__Written problem__: Tally the lines that include the word "this" and reply with nothing but the total.
━━━━━━━━━━━━━━━━━━━━
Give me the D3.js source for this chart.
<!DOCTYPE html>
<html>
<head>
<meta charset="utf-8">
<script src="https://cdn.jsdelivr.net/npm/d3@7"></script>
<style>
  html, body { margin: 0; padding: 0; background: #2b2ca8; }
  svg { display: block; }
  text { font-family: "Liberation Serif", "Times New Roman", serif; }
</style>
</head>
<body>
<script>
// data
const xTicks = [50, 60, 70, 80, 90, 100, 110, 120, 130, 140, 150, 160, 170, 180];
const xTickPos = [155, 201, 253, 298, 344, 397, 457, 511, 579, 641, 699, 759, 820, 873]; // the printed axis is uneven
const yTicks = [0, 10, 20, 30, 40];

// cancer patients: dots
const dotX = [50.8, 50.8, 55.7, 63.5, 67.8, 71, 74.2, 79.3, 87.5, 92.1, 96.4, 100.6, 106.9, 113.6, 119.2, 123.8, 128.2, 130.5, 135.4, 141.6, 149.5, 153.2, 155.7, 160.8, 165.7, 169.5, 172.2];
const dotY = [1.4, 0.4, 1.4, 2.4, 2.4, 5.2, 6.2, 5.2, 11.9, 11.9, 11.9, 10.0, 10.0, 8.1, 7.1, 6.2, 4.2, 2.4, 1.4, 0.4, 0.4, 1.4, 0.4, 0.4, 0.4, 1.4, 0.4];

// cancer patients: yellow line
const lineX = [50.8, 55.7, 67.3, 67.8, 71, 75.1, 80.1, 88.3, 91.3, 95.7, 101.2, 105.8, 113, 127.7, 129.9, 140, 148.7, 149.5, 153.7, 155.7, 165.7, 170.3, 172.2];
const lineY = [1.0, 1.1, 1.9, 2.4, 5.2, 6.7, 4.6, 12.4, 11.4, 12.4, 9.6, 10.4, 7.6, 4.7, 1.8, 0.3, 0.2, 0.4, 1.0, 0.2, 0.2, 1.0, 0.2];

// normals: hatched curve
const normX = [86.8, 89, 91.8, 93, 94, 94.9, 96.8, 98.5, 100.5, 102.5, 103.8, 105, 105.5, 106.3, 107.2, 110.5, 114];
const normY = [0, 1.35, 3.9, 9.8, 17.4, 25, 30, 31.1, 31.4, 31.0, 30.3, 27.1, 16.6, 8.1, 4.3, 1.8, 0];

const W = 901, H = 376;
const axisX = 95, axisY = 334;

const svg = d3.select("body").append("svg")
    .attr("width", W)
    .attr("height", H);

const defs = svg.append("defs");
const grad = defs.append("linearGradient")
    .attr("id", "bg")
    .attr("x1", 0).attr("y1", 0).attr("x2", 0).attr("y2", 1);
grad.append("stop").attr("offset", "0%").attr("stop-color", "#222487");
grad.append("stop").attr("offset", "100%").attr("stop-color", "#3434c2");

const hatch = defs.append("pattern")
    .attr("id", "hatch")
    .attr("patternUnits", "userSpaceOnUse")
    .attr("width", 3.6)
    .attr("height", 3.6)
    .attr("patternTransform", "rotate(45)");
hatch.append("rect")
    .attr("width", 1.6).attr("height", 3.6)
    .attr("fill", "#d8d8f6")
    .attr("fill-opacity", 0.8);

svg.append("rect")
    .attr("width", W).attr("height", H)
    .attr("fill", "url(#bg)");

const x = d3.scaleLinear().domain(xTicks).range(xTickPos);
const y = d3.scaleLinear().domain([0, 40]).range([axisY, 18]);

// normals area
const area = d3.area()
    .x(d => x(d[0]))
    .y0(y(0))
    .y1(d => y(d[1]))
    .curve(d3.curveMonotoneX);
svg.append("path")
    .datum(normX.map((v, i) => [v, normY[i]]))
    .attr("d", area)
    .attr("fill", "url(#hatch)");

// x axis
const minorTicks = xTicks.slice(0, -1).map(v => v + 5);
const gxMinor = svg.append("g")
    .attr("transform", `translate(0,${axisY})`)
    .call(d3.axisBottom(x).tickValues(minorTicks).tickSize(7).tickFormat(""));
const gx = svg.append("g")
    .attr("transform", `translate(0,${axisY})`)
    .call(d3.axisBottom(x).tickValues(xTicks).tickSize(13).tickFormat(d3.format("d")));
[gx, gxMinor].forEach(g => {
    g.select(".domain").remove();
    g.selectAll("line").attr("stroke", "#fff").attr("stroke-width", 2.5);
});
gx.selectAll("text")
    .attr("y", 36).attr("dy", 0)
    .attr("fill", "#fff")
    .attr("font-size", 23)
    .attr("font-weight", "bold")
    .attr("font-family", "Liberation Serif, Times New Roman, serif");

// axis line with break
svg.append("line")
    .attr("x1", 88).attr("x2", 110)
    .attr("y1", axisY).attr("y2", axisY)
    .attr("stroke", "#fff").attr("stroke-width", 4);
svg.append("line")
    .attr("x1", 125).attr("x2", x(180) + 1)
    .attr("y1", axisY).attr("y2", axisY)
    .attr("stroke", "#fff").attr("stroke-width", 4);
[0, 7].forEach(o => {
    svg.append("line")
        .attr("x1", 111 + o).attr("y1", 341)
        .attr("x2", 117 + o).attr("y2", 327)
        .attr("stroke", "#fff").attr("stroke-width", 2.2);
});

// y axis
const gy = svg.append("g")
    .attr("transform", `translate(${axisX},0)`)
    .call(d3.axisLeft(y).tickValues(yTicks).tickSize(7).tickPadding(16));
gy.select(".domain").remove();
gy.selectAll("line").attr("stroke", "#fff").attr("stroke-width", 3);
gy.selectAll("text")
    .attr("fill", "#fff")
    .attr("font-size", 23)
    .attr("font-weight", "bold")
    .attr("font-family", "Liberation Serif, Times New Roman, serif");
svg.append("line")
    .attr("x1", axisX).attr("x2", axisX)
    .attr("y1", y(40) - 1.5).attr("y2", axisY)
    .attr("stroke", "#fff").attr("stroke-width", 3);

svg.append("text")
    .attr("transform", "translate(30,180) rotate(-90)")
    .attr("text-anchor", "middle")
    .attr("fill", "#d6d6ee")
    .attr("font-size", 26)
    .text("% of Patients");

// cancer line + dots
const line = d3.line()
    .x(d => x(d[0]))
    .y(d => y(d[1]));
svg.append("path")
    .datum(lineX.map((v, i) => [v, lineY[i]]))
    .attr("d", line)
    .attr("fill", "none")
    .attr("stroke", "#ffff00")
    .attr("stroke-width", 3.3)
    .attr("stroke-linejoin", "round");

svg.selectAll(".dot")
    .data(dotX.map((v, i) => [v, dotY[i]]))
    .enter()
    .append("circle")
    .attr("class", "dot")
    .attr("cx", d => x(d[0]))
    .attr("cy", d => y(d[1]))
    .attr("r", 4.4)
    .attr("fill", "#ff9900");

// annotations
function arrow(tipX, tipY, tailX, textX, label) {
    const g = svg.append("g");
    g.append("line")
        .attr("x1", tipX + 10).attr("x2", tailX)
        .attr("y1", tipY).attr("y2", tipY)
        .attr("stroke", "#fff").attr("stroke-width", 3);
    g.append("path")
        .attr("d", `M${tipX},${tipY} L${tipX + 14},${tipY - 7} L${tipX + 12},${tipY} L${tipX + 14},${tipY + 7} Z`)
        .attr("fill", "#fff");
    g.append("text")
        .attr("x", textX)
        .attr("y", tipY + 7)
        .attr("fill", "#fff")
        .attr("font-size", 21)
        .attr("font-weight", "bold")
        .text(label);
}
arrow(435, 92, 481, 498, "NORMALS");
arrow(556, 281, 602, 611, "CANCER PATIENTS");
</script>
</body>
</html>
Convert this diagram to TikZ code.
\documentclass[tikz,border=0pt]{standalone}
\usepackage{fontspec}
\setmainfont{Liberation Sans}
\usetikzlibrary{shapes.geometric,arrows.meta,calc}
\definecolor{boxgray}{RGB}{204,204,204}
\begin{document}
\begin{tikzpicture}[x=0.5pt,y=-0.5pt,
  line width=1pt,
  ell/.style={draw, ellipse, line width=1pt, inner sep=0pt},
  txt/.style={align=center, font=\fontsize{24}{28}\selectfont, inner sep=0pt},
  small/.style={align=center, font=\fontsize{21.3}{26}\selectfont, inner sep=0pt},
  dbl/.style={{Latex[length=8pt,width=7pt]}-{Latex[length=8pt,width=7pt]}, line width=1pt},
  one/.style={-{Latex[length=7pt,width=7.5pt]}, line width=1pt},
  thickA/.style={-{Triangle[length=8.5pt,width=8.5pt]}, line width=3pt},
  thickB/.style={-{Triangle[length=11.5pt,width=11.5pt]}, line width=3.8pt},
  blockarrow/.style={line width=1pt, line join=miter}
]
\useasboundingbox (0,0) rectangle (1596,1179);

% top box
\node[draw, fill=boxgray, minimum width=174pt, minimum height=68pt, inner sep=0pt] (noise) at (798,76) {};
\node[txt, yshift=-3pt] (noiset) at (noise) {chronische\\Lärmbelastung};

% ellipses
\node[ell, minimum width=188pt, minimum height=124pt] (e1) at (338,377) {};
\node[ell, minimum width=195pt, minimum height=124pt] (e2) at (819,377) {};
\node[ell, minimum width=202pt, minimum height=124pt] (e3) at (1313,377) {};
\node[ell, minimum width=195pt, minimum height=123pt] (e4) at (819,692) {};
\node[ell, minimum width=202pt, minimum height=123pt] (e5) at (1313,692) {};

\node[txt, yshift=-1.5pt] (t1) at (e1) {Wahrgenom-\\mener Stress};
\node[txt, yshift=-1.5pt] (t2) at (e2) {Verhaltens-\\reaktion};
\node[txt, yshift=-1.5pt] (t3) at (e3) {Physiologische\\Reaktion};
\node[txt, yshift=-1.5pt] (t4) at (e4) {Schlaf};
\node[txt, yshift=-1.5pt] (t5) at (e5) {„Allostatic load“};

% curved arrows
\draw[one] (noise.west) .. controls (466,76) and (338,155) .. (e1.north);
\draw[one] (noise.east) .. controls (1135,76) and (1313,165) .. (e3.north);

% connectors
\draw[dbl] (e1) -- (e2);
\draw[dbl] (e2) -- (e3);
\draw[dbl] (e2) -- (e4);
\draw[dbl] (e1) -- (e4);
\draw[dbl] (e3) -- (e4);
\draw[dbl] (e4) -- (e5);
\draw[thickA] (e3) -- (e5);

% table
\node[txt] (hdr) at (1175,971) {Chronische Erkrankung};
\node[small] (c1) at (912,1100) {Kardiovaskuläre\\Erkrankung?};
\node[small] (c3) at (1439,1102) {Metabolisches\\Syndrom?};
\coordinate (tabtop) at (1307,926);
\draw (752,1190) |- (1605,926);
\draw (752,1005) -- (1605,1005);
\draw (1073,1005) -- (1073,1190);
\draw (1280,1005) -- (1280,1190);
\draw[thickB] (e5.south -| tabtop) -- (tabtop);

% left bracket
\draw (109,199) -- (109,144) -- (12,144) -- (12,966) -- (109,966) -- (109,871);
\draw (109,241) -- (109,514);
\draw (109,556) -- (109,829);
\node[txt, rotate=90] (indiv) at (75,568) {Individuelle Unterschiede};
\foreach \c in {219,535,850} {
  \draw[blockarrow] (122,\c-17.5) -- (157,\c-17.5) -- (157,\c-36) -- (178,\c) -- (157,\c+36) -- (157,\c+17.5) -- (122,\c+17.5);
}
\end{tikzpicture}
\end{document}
━━━━━━━━━━━━━━━━━━━━
__The answer__: 2